Required work
Leaving out every picture, copy the lines of the data exactly, from the first through the line containing "# flux in units of 1e-9 W/m^2".

Dataset content
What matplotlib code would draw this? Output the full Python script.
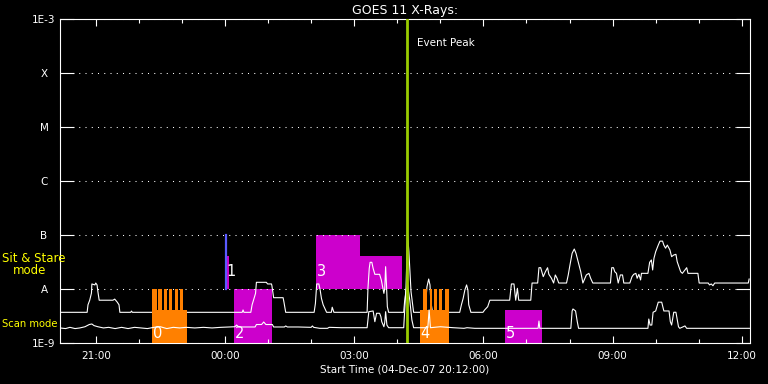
import numpy as np
import matplotlib
matplotlib.use("Agg")
import matplotlib.pyplot as plt
from matplotlib.ticker import FixedLocator, MultipleLocator, NullLocator

# time in hours after 00:00 on 04-Dec-07 (24 = midnight, 36 = 12:00 next day)
# flux in units of 1e-9 W/m^2

# long channel (1-8 A)
long_t = [
    20.17, 20.80, 20.82, 20.86, 20.90, 20.91, 20.98, 21.00, 21.03, 21.05,
    21.08, 21.40, 21.44, 21.50, 21.54, 21.56, 21.81, 21.83, 21.85, 24.40,
    24.42, 24.44, 24.60, 24.63, 24.68, 24.71, 24.73, 24.96, 24.99, 25.08,
    25.09, 25.13, 25.35, 25.37, 25.41, 26.07, 26.10, 26.13, 26.18, 26.21,
    26.24, 26.28, 26.36, 26.47, 26.49, 26.53, 27.30, 27.32, 27.35, 27.37,
    27.41, 27.44, 27.48, 27.59, 27.63, 27.66, 27.69, 27.71, 27.73, 27.75,
    27.77, 27.80, 28.15, 28.17, 28.20, 28.24, 28.27, 28.29, 28.32, 28.35,
    28.38, 28.64, 28.66, 28.69, 28.73, 28.76, 28.78, 28.82, 29.45, 29.49,
    29.53, 29.57, 29.61, 29.64, 29.66, 29.71, 29.99, 30.03, 30.10, 30.15,
    30.61, 30.65, 30.71, 30.75, 30.79, 30.82, 31.10, 31.13, 31.26, 31.29,
    31.33, 31.39, 31.44, 31.49, 31.52, 31.58, 31.63, 31.67, 31.71, 31.75,
    31.93, 31.97, 32.01, 32.06, 32.11, 32.15, 32.20, 32.26, 32.31, 32.39,
    32.45, 32.49, 32.54, 32.95, 32.98, 33.02, 33.05, 33.09, 33.13, 33.18,
    33.23, 33.26, 33.40, 33.45, 33.49, 33.54, 33.57, 33.61, 33.65, 33.67,
    33.82, 33.86, 33.90, 33.93, 33.96, 34.00, 34.06, 34.10, 34.16, 34.19,
    34.23, 34.27, 34.33, 34.37, 34.42, 34.47, 34.50, 34.54, 34.58, 34.62,
    34.68, 34.72, 34.75, 34.98, 35.01, 35.22, 35.25, 35.29, 35.33, 35.37,
    36.15, 36.17]
long_flux = [
    3.7, 3.7, 5.1, 6.2, 8.4, 12.4, 11.9, 12.9, 11.9, 8.9,
    6.2, 6.2, 6.5, 5.7, 5.1, 3.7, 3.7, 3.9, 3.7, 3.7,
    4.1, 3.7, 3.7, 5.1, 6.9, 8.3, 13.3, 13.3, 12.4, 12.4,
    11.5, 6.9, 6.9, 5.7, 3.7, 3.7, 5.4, 12.4, 12.4, 9.6,
    6.7, 5.1, 3.7, 3.7, 4.6, 3.7, 3.7, 10.3, 24.1, 31.2,
    31.2, 24.1, 18.7, 18.7, 14.7, 11.0, 8.3, 10.3, 25.9, 11.9,
    4.7, 3.7, 3.7, 5.8, 8.9, 103, 49, 24.5, 8.9, 5.8,
    3.7, 3.7, 5.8, 11.0, 15.3, 11.9, 5.8, 3.7, 3.7, 5.1,
    6.7, 9.6, 11.9, 9.6, 5.1, 3.7, 3.7, 4.1, 4.7, 6.2,
    6.2, 12.4, 12.4, 6.2, 10.3, 6.2, 6.2, 12.9, 12.9, 24.8,
    24.8, 16.9, 20.9, 24.8, 18.7, 15.8, 12.9, 18.2, 15.8, 12.9,
    12.9, 18.2, 27.8, 45.8, 55, 45.8, 32, 20.9, 12.9, 18.2,
    19.5, 15.8, 12.9, 12.9, 24.8, 24.8, 20.9, 19.5, 12.9, 18.2,
    18.2, 12.9, 12.9, 16.9, 18.7, 19.5, 15.8, 18.7, 14.7, 19.5,
    19.5, 31.2, 34.5, 22.5, 37, 49, 65, 77, 77, 65,
    57, 65, 53, 39.7, 42.6, 43.9, 32, 25.9, 20.9, 19.5,
    22.5, 24.8, 19.5, 19.5, 12.9, 12.9, 11.9, 12.4, 11.5, 12.9,
    12.9, 15.3]

# short channel (0.5-4 A)
short_t = [
    20.17, 20.30, 20.40, 20.52, 20.63, 20.75, 20.85, 20.91, 20.96, 21.05,
    21.18, 21.30, 21.45, 21.60, 21.75, 21.90, 22.05, 22.20, 22.35, 22.50,
    22.65, 22.80, 22.95, 23.10, 23.30, 23.50, 23.70, 23.90, 24.10, 24.23,
    24.27, 24.32, 24.50, 24.70, 24.73, 24.85, 24.90, 24.95, 25.10, 25.13,
    25.38, 25.41, 25.45, 25.70, 26.00, 26.03, 26.06, 26.20, 26.25, 26.38,
    26.42, 26.70, 27.00, 27.30, 27.34, 27.44, 27.48, 27.52, 27.59, 27.62,
    27.64, 27.69, 27.71, 27.73, 27.76, 27.80, 28.00, 28.15, 28.20, 28.24,
    28.29, 28.34, 28.38, 28.55, 28.71, 28.74, 28.77, 29.00, 29.30, 29.55,
    29.62, 29.80, 30.10, 30.40, 30.70, 31.00, 31.27, 31.29, 31.31, 31.60,
    31.80, 32.03, 32.06, 32.08, 32.14, 32.18, 32.21, 32.50, 32.80, 33.10,
    33.40, 33.60, 33.82, 33.84, 33.87, 33.91, 33.94, 34.00, 34.06, 34.14,
    34.19, 34.31, 34.34, 34.37, 34.42, 34.47, 34.53, 34.56, 34.68, 34.72,
    35.00, 35.30, 35.60, 35.90, 36.10, 36.19]
short_flux = [
    1.90, 1.85, 1.95, 1.85, 1.90, 2.00, 2.20, 2.25, 2.10, 2.00,
    1.90, 1.95, 1.85, 1.95, 1.85, 1.95, 1.90, 1.85, 1.95, 2.00,
    1.85, 1.95, 1.90, 1.95, 1.90, 1.95, 1.90, 1.95, 1.98, 2.00,
    2.15, 1.98, 1.98, 1.98, 2.20, 2.20, 2.45, 2.20, 2.20, 1.98,
    1.98, 2.07, 1.98, 1.98, 1.95, 2.07, 1.95, 1.87, 1.87, 1.87,
    1.95, 1.92, 1.92, 1.92, 3.80, 3.92, 2.48, 3.55, 3.55, 3.07,
    2.48, 2.00, 2.42, 3.80, 2.15, 1.92, 1.92, 1.92, 9.6, 11.9,
    6.25, 2.67, 1.92, 1.92, 1.92, 4.10, 1.92, 2.00, 1.92, 1.87,
    1.92, 1.87, 1.87, 1.87, 1.87, 1.87, 1.87, 2.55, 1.87, 1.87,
    1.87, 1.87, 3.92, 4.27, 3.92, 2.48, 1.87, 1.87, 1.87, 1.87,
    1.87, 1.87, 1.87, 2.78, 2.15, 2.15, 3.71, 3.92, 5.70, 5.70,
    3.92, 3.92, 2.48, 2.15, 3.71, 3.71, 2.00, 1.87, 2.07, 1.87,
    1.87, 1.87, 1.87, 1.87, 1.87, 1.87]

# observing blocks
seg_start = [22.30, 24.00, 24.20, 26.12, 27.13, 28.52, 30.50]
seg_end = [23.11, 24.09, 25.10, 27.13, 28.12, 29.20, 31.37]
seg_low = [1e-9, 1e-8, 1e-9, 1e-8, 1e-8, 1e-9, 1e-9]
seg_high = [4.1e-9, 4.1e-8, 1e-8, 1e-7, 4.1e-8, 4.1e-9, 4.1e-9]
seg_kind = ["orange", "magenta", "magenta", "magenta", "magenta", "orange", "magenta"]

stripe_start = [22.30, 22.455, 22.58, 22.695, 22.83, 22.95, 28.59, 28.76, 28.85, 28.97, 29.10]
stripe_end = [22.415, 22.53, 22.645, 22.775, 22.91, 23.035, 28.68, 28.815, 28.925, 29.045, 29.20]
stripe_low = 4.1e-9
stripe_high = 1e-8

block_label = ["0", "1", "2", "3", "4", "5"]
block_label_t = [22.30, 24.02, 24.20, 26.12, 28.52, 30.50]
block_label_flux = [1.5e-9, 2.15e-8, 1.5e-9, 2.15e-8, 1.5e-9, 1.5e-9]

stare_line_t = 24.02
peak_t = 28.22

level_flux = [1e-9, 1e-8, 1e-7, 1e-6, 1e-5, 1e-4, 1e-3]
level_name = ["1E-9", "A", "B", "C", "M", "X", "1E-3"]
hour_ticks = [21, 24, 27, 30, 33, 36]
hour_labels = ["21:00", "00:00", "03:00", "06:00", "09:00", "12:00"]

colors = {"orange": "#ff8000", "magenta": "#cc00cc"}

fig = plt.figure(figsize=(7.68, 3.84), dpi=100, facecolor="black")
ax = fig.add_axes([60 / 768, 1 - 343 / 384, 690 / 768, 324 / 384])
ax.set_facecolor("black")
ax.set_yscale("log")
ax.set_ylim(1e-9, 1e-3)
ax.set_xlim(20.17, 36.19)

for sp in ax.spines.values():
    sp.set_color("white")
    sp.set_linewidth(0.8)

# blocks
for s, e, lo, hi, k in zip(seg_start, seg_end, seg_low, seg_high, seg_kind):
    z = 3 if k == "orange" else 1
    ax.bar(s, hi - lo, width=e - s, bottom=lo, align="edge",
           color=colors[k], linewidth=0, zorder=z)
for s, e in zip(stripe_start, stripe_end):
    ax.bar(s, stripe_high - stripe_low, width=e - s, bottom=stripe_low,
           align="edge", color=colors["orange"], linewidth=0, zorder=3)
ax.plot([stare_line_t, stare_line_t], [1e-8, 1e-7], color="#5a5aff", lw=1.6, zorder=3)

# curves
ax.plot(long_t, np.array(long_flux) * 1e-9, color="white", lw=0.8, zorder=2)
ax.plot(short_t, np.array(short_flux) * 1e-9, color="white", lw=0.8, zorder=4)

for txt, t, f in zip(block_label, block_label_t, block_label_flux):
    ax.annotate(txt, (t, f), xytext=(1, 0), textcoords="offset pixels",
                color="white", fontsize=10.5, ha="left", va="center", zorder=7)

ax.axvline(peak_t, color="#99cc00", lw=2, zorder=6)
ax.annotate("Event Peak", (peak_t, 1), xycoords=("data", "axes fraction"),
            xytext=(10, -24), textcoords="offset pixels",
            color="white", fontsize=7.5, ha="left", va="center")

# axes
ax.xaxis.set_major_locator(FixedLocator(hour_ticks))
ax.xaxis.set_minor_locator(MultipleLocator(1))
ax.set_xticklabels(hour_labels)
ax.tick_params(axis="x", which="major", direction="in", length=4.7, width=0.8,
               colors="white", top=True, pad=6, labelsize=7.5)
ax.tick_params(axis="x", which="minor", direction="in", length=2.8, width=0.8,
               color="white", top=True)
ax.set_yticks(level_flux, level_name)
ax.yaxis.set_minor_locator(NullLocator())
ax.tick_params(axis="y", which="major", direction="in", length=10, width=0.8,
               colors="white", right=True, pad=11.5, labelsize=7.5)
for lbl in ax.get_yticklabels():
    lbl.set_ha("center")
ax.grid(axis="y", which="major", color="white", linestyle=(0, (1, 5)), linewidth=0.75)
ax.set_axisbelow(False)

ax.set_title("GOES 11 X-Rays:", color="white", fontsize=9, pad=3.5)
ax.set_xlabel("Start Time (04-Dec-07 20:12:00)", color="white", fontsize=7.5, labelpad=2)

fig.text(2 / 768, 1 - 259 / 384, "Sit & Stare", color="yellow", fontsize=8.5, ha="left", va="center")
fig.text(12.7 / 768, 1 - 271 / 384, "mode", color="yellow", fontsize=8.5, ha="left", va="center")
fig.text(2 / 768, 1 - 324 / 384, "Scan mode", color="yellow", fontsize=7.2, ha="left", va="center")

fig.savefig("out.png", dpi=100, facecolor="black")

Completed exercise
What matplotlib code would draw this? Output the full Python script.
import numpy as np
import matplotlib
matplotlib.use("Agg")
import matplotlib.pyplot as plt
from matplotlib.ticker import FixedLocator, MultipleLocator, NullLocator

# time in hours after 00:00 on 04-Dec-07 (24 = midnight, 36 = 12:00 next day)
# flux in units of 1e-9 W/m^2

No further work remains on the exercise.